I'm guessing that at higher clockspeeds, the L3 cache needs to run faster because the core is running faster. So if Apex Legends is making heavy use of the cache (you mentioned looping instructions), then that means VCCIO needs to be increased, not CPU Vcore. I'm still testing this though. I think this can explain why other users are passing stress tests but Apex is crashing. As far as I know, many stress tests make HEAVY use of the L1 and L2 caches, which are directly tied to CPU Vcore. L3 cache isn't tied to CPU Vcore, but to VCCIO.
Stock VCCIO is 0.95v and stock VCCSA is 1.05v.

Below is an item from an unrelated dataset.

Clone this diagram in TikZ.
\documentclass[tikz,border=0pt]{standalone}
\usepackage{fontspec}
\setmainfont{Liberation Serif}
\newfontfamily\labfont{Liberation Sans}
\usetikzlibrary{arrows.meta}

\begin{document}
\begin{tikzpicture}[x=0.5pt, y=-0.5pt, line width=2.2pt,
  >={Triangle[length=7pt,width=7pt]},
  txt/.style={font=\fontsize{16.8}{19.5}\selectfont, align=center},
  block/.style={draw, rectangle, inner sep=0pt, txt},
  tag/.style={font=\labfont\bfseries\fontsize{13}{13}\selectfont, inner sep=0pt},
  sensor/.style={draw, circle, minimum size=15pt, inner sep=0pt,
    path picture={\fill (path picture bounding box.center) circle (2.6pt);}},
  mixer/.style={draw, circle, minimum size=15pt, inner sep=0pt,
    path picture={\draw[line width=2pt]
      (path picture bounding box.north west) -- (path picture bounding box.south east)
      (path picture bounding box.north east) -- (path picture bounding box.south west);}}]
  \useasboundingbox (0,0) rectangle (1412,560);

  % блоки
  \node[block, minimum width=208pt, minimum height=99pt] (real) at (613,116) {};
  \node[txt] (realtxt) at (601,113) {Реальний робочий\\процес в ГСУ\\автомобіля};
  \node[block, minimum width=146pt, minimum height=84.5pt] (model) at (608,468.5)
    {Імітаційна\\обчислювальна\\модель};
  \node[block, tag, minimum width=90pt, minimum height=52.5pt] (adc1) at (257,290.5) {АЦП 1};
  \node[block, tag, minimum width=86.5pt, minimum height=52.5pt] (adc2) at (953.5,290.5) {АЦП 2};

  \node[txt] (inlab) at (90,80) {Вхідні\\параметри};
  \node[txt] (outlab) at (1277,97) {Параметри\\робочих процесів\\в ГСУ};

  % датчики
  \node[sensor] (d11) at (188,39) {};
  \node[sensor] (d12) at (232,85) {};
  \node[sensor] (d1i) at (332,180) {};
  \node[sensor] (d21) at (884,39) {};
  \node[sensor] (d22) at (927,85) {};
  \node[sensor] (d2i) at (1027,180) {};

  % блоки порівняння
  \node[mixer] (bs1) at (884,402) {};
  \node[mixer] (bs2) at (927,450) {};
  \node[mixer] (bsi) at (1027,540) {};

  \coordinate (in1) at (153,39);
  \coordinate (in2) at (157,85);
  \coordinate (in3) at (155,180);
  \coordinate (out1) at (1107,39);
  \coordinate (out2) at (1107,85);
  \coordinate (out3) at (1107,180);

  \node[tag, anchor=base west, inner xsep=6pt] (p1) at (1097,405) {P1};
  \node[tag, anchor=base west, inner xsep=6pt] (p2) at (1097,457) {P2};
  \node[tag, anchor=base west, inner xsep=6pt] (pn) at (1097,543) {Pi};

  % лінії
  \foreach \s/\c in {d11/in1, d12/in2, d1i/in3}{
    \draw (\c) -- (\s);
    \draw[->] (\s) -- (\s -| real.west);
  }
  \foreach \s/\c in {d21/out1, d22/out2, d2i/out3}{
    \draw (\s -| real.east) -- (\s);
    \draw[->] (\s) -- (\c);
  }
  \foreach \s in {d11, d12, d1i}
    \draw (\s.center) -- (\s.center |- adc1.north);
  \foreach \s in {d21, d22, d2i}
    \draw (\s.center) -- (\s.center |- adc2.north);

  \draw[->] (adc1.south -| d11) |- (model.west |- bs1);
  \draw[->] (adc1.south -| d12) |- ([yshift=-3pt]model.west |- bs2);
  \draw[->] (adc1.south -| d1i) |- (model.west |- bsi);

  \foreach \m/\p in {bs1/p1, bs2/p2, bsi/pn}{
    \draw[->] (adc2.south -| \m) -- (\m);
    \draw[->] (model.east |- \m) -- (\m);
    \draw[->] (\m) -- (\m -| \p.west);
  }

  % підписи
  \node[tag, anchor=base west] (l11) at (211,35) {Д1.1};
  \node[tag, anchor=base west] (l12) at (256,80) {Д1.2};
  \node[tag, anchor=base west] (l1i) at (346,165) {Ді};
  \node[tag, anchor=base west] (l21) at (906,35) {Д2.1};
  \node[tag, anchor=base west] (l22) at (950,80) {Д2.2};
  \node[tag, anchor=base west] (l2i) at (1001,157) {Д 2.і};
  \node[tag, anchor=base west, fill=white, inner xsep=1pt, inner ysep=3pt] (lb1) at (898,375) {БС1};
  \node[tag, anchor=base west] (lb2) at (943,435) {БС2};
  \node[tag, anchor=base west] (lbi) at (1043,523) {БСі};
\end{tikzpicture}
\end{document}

I think people can try increasing both VCCIO and VCCSA to 1.25v and see if their crashes stop.
@Falkentyne, it is doing a loop, so the data will be coming through L3 cache. Some of the data never changes, and some is being produced in another thread.
However, the crashes are all related to instructions, not data. The instruction cache is 256 kiB on an i9-9900K, which is more than enough to hold this function. So normally the whole function will be in the instruction cache after the first iteration. This crash always occurs after a different number of iterations, but the fewest I've seen is still 137 iterations.
Now, that doesn't mean the problem CAN'T be the cache. Windows is a preempting OS, so it can switch to another program and/or migrate this thread to another core. If either of those happens, it effectively flushes the L1 instruction cache, so it has to refill, which probably will go through L3 cache.
On the other hand, if it was the cache and not related to the actual instruction sequence, I would expect this bug to show up throughout the executable. Instead, they're always in this one function. So even if L3 cache is a factor, it seems like it may just affect timing, which also appears to be a factor. Also, if it was cache related, I'd expect
- OrioStorm7 years ago
EA Staff (Retired)
Sorry, my phone scrolled to put the submit button where the keyboard used to be.
Anyway, I'd expect the function to tend to crash on the first time through the loop if it was L3 cache related, since that's when the instructions are coming through L3.
I really appreciate these experiments @Falkentyne, they'ree very helpful and informative!
- 7 years ago
I don't know if this helps, but if the core voltage is far too low, Apex will sometimes throw out a WHEA logged correctable "CPU TLB" error
"Translation Lookaside Buffer" error. (the game doesn't crash at the same time this error happens however).
What would cause Apex Legends to throw out this error?
This is all I can find:
https://en.wikipedia.org/wiki/Translation_lookaside_buffer
I really wish i had learned programming. What Apex is doing is very interesting.
Everyone thought it was AVX instructions but it seems to be SSE2 or other things.